Some of the pranks were cute. Like when the Pirate Party youth section gave Henrik Pontén ginger bread cookies for Christmas. In Sweden, the folklore is that ginger bread cookies makes one nicer.
Some of the pranks were funny but obnoxious. Like when somebody changed Henrik’s name in the Swedish tax registry, so that his legal name was Pirate Pontén. Took him some bouts with bureaucracy to change it back.
Some of the pranks were aggressive. Like the boxes in the mail nobody dared opened. The shattered glass window in the office door (they brought in a security guard to patrol the office, unheard of in Sweden). The flowers to his board members with the note “the first part of your funeral bunch”. The list goes on.

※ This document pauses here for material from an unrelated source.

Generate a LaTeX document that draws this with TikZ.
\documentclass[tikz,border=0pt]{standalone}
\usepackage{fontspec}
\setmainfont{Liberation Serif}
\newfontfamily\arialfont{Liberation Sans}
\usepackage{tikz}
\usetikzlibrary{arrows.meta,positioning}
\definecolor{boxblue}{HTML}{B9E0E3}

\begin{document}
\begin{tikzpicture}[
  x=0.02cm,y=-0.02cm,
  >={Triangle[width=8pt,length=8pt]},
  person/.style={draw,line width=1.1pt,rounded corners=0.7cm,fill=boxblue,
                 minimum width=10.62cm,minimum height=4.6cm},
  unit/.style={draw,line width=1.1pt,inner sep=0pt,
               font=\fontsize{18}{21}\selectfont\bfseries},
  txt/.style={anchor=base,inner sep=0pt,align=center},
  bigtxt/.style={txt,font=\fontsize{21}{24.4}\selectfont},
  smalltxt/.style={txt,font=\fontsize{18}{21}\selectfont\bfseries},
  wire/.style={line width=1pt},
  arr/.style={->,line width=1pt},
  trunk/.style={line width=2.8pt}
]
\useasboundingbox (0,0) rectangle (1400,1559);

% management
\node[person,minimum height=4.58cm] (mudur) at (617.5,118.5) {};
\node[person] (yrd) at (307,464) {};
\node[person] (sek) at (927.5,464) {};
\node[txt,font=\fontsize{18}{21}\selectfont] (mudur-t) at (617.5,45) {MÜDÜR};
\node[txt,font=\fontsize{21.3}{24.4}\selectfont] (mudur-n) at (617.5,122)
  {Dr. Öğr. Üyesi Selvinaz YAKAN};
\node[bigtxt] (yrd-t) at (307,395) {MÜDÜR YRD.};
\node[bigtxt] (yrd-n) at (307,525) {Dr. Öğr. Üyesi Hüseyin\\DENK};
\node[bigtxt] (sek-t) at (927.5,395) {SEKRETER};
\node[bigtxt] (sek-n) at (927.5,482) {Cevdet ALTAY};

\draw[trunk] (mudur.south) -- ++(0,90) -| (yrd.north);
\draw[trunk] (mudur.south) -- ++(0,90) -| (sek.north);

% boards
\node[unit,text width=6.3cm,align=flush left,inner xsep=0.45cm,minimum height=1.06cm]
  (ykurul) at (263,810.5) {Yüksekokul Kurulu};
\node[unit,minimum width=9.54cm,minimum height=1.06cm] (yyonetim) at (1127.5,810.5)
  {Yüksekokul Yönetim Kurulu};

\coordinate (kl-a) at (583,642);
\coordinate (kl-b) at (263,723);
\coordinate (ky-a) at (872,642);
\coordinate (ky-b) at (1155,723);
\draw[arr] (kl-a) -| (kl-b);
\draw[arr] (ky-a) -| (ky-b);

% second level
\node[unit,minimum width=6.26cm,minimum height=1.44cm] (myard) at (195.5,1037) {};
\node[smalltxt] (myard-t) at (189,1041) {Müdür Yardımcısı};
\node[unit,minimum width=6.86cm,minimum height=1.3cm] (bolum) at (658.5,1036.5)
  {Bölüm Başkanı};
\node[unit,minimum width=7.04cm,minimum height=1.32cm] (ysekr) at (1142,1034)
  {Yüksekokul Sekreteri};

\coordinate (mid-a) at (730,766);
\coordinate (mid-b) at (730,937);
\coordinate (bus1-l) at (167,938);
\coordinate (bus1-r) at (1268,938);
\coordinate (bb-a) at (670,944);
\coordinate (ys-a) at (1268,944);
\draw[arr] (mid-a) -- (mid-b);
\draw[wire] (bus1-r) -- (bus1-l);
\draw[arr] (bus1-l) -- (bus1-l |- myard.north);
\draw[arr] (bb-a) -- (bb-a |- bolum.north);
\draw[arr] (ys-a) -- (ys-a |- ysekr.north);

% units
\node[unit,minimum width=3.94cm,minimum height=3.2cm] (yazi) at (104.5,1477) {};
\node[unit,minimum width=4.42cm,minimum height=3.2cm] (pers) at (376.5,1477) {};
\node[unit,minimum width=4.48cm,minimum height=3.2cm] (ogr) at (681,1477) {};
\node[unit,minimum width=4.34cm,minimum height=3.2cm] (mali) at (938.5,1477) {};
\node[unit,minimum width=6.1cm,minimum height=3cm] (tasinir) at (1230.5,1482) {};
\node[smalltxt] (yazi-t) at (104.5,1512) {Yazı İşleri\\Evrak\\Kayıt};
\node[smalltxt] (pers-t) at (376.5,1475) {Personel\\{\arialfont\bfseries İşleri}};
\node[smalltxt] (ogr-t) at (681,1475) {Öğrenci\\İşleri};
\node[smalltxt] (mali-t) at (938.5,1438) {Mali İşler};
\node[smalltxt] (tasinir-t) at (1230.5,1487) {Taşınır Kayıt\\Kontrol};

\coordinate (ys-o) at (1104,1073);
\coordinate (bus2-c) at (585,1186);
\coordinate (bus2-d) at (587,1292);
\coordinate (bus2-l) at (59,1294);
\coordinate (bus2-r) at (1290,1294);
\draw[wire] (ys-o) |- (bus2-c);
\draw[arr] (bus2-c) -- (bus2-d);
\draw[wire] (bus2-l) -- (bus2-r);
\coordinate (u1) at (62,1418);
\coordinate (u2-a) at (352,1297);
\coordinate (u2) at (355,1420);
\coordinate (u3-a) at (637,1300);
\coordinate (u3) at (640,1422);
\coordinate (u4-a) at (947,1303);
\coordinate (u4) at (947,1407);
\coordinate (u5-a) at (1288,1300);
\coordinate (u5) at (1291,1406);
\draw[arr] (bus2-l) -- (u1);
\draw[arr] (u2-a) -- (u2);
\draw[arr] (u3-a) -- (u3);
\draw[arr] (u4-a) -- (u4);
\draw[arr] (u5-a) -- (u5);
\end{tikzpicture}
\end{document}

The pressure took a toll on Henrik’s health, but he did not fold. He kept winning his cases.
In 2009, a couple of months after the first trial against The Pirate Bay and only weeks after the Pirate Party was elected to European parliament by 7,1% of the Swedish voters, Henrik Pontén and I were invited to do an onstage Q&A at a digital festival called Dreamhack. Dreamhack has more than 10,000 participants and is a beautiful example of digital grass roots culture. Back in those days, it was also a popular gathering for software pirates. We came by car and were advised to park it just outside the stage entrance, radiator facing out so we could make a speedy escape if necessary. The door opened and we were met by flashing news cameras, like in a movie scene. On stage, we were meant to give proper answers to questions asked online by the audience. Some questions were pranks, some were serious and interesting. But it was heard to make any sense in the noise. Somebody threw a tomato (and missed). Henrik thought that was hilarious. There are no tomatoes at Dreamhack. They had gone through the trouble of exiting the festival, finding a supermarket and buying tomatoes only so they could throw it at us. That episode captures Henrik Pontén’s personality. He always found humour in the most absurd situations.
Henrik Pontén was a national-team fencer, goat shepherd, horse-rider, motorcyclist, husband and father of three. He passed away this weekend, 54 years old. The gap he leaves is immense.